| What this task involves |
Transcribe all of the material exactly. Any picture in it should be left out.

>>>>

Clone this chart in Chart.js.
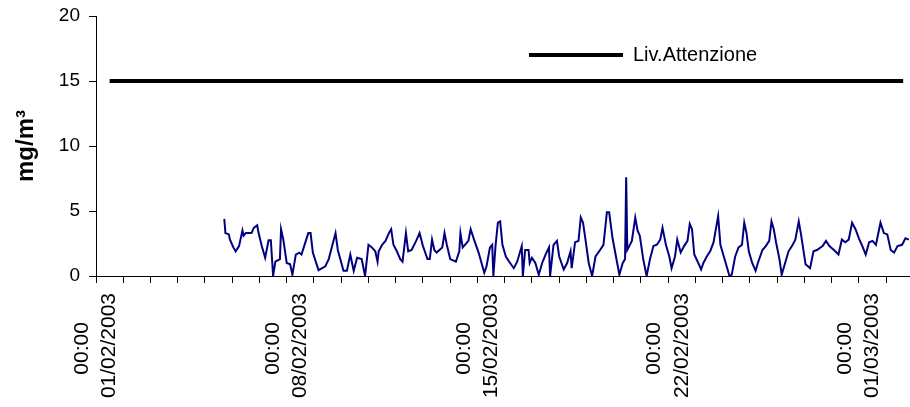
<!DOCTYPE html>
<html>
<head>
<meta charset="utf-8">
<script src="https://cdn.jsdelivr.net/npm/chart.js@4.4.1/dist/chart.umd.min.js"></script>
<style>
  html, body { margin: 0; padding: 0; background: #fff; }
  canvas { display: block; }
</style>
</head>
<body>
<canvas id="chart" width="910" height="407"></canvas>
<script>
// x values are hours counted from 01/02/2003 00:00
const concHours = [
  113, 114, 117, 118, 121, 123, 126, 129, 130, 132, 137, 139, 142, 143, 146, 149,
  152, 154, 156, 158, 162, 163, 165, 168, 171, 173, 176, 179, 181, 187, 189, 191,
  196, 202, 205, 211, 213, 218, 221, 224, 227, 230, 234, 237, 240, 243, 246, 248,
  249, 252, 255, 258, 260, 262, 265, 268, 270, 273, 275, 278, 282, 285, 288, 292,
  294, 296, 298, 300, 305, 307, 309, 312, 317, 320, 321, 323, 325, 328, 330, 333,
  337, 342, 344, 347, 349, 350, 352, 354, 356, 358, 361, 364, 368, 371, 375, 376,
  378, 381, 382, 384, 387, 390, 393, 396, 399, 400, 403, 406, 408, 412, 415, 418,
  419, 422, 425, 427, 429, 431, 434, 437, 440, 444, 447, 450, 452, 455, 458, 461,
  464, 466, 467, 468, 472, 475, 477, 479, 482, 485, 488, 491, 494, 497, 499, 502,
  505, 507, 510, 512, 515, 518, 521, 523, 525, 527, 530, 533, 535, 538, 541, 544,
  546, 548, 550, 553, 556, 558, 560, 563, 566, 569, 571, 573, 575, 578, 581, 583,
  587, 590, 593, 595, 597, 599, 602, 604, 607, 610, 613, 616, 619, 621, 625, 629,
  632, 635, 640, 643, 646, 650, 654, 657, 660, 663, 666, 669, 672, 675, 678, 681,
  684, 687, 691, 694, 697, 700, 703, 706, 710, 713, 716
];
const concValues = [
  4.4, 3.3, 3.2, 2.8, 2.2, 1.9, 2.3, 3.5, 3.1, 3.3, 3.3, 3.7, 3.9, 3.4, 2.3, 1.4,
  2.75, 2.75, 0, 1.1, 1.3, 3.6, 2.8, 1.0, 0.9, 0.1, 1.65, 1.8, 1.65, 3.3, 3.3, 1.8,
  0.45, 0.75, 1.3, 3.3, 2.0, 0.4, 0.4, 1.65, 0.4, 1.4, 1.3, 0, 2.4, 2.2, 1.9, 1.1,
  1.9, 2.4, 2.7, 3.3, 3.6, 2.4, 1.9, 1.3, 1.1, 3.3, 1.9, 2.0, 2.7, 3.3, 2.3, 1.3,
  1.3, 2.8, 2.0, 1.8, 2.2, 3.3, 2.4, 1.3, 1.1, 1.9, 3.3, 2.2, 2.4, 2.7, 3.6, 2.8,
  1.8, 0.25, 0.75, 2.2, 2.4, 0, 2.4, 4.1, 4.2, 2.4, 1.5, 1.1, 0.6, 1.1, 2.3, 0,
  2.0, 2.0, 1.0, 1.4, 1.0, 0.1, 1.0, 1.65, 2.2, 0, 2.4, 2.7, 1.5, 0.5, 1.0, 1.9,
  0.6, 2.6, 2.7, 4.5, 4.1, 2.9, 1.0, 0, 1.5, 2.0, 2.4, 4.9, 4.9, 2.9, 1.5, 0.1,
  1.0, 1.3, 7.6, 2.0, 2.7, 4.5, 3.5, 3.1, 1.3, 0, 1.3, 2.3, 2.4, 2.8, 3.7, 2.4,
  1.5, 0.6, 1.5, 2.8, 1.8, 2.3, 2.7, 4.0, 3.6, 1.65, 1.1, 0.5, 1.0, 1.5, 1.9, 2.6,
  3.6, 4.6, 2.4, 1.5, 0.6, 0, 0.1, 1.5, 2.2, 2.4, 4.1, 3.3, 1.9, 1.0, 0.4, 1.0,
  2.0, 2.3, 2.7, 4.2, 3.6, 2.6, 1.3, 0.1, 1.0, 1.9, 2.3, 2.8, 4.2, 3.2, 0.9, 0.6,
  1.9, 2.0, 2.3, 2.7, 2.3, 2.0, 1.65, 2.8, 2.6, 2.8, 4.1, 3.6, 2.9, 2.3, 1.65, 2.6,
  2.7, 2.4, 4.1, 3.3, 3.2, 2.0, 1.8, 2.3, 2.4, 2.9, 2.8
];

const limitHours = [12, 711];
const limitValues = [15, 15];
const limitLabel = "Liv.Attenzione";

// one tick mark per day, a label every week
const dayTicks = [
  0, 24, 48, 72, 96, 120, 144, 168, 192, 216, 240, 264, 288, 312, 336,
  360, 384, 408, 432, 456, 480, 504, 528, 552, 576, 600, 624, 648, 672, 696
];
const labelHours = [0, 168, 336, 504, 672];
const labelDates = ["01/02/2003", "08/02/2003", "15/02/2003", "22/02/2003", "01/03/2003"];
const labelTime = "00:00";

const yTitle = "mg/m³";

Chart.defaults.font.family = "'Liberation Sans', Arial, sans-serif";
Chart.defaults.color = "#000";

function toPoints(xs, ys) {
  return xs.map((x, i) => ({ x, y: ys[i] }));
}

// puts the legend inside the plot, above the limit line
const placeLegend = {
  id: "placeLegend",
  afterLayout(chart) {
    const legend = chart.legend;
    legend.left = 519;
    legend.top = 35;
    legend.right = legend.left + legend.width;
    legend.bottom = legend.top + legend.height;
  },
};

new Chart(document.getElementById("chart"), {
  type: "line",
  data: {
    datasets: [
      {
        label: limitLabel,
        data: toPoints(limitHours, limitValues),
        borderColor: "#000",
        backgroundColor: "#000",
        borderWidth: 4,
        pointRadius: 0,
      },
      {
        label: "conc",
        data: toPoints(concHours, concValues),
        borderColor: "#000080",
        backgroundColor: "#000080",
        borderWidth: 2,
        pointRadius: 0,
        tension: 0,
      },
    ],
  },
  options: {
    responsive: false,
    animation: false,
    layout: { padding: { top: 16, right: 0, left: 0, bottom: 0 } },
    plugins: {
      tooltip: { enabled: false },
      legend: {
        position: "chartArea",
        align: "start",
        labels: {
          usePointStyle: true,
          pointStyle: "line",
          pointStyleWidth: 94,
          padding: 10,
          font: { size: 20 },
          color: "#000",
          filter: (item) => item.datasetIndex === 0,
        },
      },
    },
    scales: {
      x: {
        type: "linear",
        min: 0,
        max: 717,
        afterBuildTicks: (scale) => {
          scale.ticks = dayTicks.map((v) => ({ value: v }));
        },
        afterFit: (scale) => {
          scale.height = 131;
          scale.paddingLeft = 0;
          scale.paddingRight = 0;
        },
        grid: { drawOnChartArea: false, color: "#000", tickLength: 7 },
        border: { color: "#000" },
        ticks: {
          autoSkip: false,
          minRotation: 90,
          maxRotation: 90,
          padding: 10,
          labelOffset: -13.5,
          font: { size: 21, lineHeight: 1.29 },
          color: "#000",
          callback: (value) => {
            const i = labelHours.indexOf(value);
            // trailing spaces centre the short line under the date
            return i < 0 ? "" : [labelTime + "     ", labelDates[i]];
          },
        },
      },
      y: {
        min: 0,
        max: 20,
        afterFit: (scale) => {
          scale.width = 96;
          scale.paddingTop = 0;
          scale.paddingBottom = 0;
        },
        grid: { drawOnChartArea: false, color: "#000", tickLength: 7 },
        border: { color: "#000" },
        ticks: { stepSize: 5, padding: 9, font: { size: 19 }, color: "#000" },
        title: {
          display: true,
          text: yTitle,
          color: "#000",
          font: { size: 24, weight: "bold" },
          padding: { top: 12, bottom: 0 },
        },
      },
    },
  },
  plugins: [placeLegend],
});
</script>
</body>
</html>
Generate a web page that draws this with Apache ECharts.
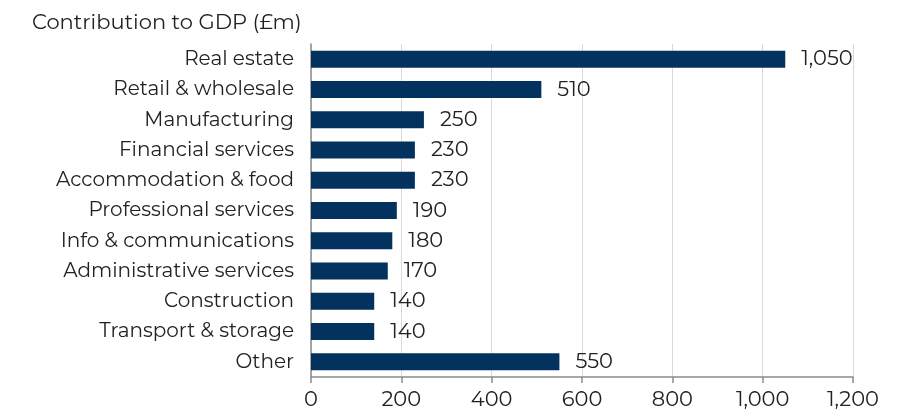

<<<<

| Written solution |
Clone this chart in Chart.js.
<!DOCTYPE html>
<html>
<head>
<meta charset="utf-8">
<script src="https://cdn.jsdelivr.net/npm/chart.js@4.4.1/dist/chart.umd.min.js"></script>
<style>
  html, body { margin: 0; padding: 0; background: #fff; }
  canvas { display: block; }
</style>
</head>
<body>
<canvas id="chart" width="910" height="407"></canvas>
<script>
// x values are hours counted from 01/02/2003 00:00
const concHours = [
  113, 114, 117, 118, 121, 123, 126, 129, 130, 132, 137, 139, 142, 143, 146, 149,
  152, 154, 156, 158, 162, 163, 165, 168, 171, 173, 176, 179, 181, 187, 189, 191,
  196, 202, 205, 211, 213, 218, 221, 224, 227, 230, 234, 237, 240, 243, 246, 248,
  249, 252, 255, 258, 260, 262, 265, 268, 270, 273, 275, 278, 282, 285, 288, 292,
  294, 296, 298, 300, 305, 307, 309, 312, 317, 320, 321, 323, 325, 328, 330, 333,
  337, 342, 344, 347, 349, 350, 352, 354, 356, 358, 361, 364, 368, 371, 375, 376,
  378, 381, 382, 384, 387, 390, 393, 396, 399, 400, 403, 406, 408, 412, 415, 418,
  419, 422, 425, 427, 429, 431, 434, 437, 440, 444, 447, 450, 452, 455, 458, 461,
  464, 466, 467, 468, 472, 475, 477, 479, 482, 485, 488, 491, 494, 497, 499, 502,
  505, 507, 510, 512, 515, 518, 521, 523, 525, 527, 530, 533, 535, 538, 541, 544,
  546, 548, 550, 553, 556, 558, 560, 563, 566, 569, 571, 573, 575, 578, 581, 583,
  587, 590, 593, 595, 597, 599, 602, 604, 607, 610, 613, 616, 619, 621, 625, 629,
  632, 635, 640, 643, 646, 650, 654, 657, 660, 663, 666, 669, 672, 675, 678, 681,
  684, 687, 691, 694, 697, 700, 703, 706, 710, 713, 716
];
const concValues = [
  4.4, 3.3, 3.2, 2.8, 2.2, 1.9, 2.3, 3.5, 3.1, 3.3, 3.3, 3.7, 3.9, 3.4, 2.3, 1.4,
  2.75, 2.75, 0, 1.1, 1.3, 3.6, 2.8, 1.0, 0.9, 0.1, 1.65, 1.8, 1.65, 3.3, 3.3, 1.8,
  0.45, 0.75, 1.3, 3.3, 2.0, 0.4, 0.4, 1.65, 0.4, 1.4, 1.3, 0, 2.4, 2.2, 1.9, 1.1,
  1.9, 2.4, 2.7, 3.3, 3.6, 2.4, 1.9, 1.3, 1.1, 3.3, 1.9, 2.0, 2.7, 3.3, 2.3, 1.3,
  1.3, 2.8, 2.0, 1.8, 2.2, 3.3, 2.4, 1.3, 1.1, 1.9, 3.3, 2.2, 2.4, 2.7, 3.6, 2.8,
  1.8, 0.25, 0.75, 2.2, 2.4, 0, 2.4, 4.1, 4.2, 2.4, 1.5, 1.1, 0.6, 1.1, 2.3, 0,
  2.0, 2.0, 1.0, 1.4, 1.0, 0.1, 1.0, 1.65, 2.2, 0, 2.4, 2.7, 1.5, 0.5, 1.0, 1.9,
  0.6, 2.6, 2.7, 4.5, 4.1, 2.9, 1.0, 0, 1.5, 2.0, 2.4, 4.9, 4.9, 2.9, 1.5, 0.1,
  1.0, 1.3, 7.6, 2.0, 2.7, 4.5, 3.5, 3.1, 1.3, 0, 1.3, 2.3, 2.4, 2.8, 3.7, 2.4,
  1.5, 0.6, 1.5, 2.8, 1.8, 2.3, 2.7, 4.0, 3.6, 1.65, 1.1, 0.5, 1.0, 1.5, 1.9, 2.6,
  3.6, 4.6, 2.4, 1.5, 0.6, 0, 0.1, 1.5, 2.2, 2.4, 4.1, 3.3, 1.9, 1.0, 0.4, 1.0,
  2.0, 2.3, 2.7, 4.2, 3.6, 2.6, 1.3, 0.1, 1.0, 1.9, 2.3, 2.8, 4.2, 3.2, 0.9, 0.6,
  1.9, 2.0, 2.3, 2.7, 2.3, 2.0, 1.65, 2.8, 2.6, 2.8, 4.1, 3.6, 2.9, 2.3, 1.65, 2.6,
  2.7, 2.4, 4.1, 3.3, 3.2, 2.0, 1.8, 2.3, 2.4, 2.9, 2.8
];

const limitHours = [12, 711];
const limitValues = [15, 15];
const limitLabel = "Liv.Attenzione";

// one tick mark per day, a label every week
const dayTicks = [
  0, 24, 48, 72, 96, 120, 144, 168, 192, 216, 240, 264, 288, 312, 336,
  360, 384, 408, 432, 456, 480, 504, 528, 552, 576, 600, 624, 648, 672, 696
];
const labelHours = [0, 168, 336, 504, 672];
const labelDates = ["01/02/2003", "08/02/2003", "15/02/2003", "22/02/2003", "01/03/2003"];
const labelTime = "00:00";

const yTitle = "mg/m³";

Chart.defaults.font.family = "'Liberation Sans', Arial, sans-serif";
Chart.defaults.color = "#000";

function toPoints(xs, ys) {
  return xs.map((x, i) => ({ x, y: ys[i] }));
}

// puts the legend inside the plot, above the limit line
const placeLegend = {
  id: "placeLegend",
  afterLayout(chart) {
    const legend = chart.legend;
    legend.left = 519;
    legend.top = 35;
    legend.right = legend.left + legend.width;
    legend.bottom = legend.top + legend.height;
  },
};

new Chart(document.getElementById("chart"), {
  type: "line",
  data: {
    datasets: [
      {
        label: limitLabel,
        data: toPoints(limitHours, limitValues),
        borderColor: "#000",
        backgroundColor: "#000",
        borderWidth: 4,
        pointRadius: 0,
      },
      {
        label: "conc",
        data: toPoints(concHours, concValues),
        borderColor: "#000080",
        backgroundColor: "#000080",
        borderWidth: 2,
        pointRadius: 0,
        tension: 0,
      },
    ],
  },
  options: {
    responsive: false,
    animation: false,
    layout: { padding: { top: 16, right: 0, left: 0, bottom: 0 } },
    plugins: {
      tooltip: { enabled: false },
      legend: {
        position: "chartArea",
        align: "start",
        labels: {
          usePointStyle: true,
          pointStyle: "line",
          pointStyleWidth: 94,
          padding: 10,
          font: { size: 20 },
          color: "#000",
          filter: (item) => item.datasetIndex === 0,
        },
      },
    },
    scales: {
      x: {
        type: "linear",
        min: 0,
        max: 717,
        afterBuildTicks: (scale) => {
          scale.ticks = dayTicks.map((v) => ({ value: v }));
        },
        afterFit: (scale) => {
          scale.height = 131;
          scale.paddingLeft = 0;
          scale.paddingRight = 0;
        },
        grid: { drawOnChartArea: false, color: "#000", tickLength: 7 },
        border: { color: "#000" },
        ticks: {
          autoSkip: false,
          minRotation: 90,
          maxRotation: 90,
          padding: 10,
          labelOffset: -13.5,
          font: { size: 21, lineHeight: 1.29 },
          color: "#000",
          callback: (value) => {
            const i = labelHours.indexOf(value);
            // trailing spaces centre the short line under the date
            return i < 0 ? "" : [labelTime + "     ", labelDates[i]];
          },
        },
      },
      y: {
        min: 0,
        max: 20,
        afterFit: (scale) => {
          scale.width = 96;
          scale.paddingTop = 0;
          scale.paddingBottom = 0;
        },
        grid: { drawOnChartArea: false, color: "#000", tickLength: 7 },
        border: { color: "#000" },
        ticks: { stepSize: 5, padding: 9, font: { size: 19 }, color: "#000" },
        title: {
          display: true,
          text: yTitle,
          color: "#000",
          font: { size: 24, weight: "bold" },
          padding: { top: 12, bottom: 0 },
        },
      },
    },
  },
  plugins: [placeLegend],
});
</script>
</body>
</html>
Generate a web page that draws this with Apache ECharts.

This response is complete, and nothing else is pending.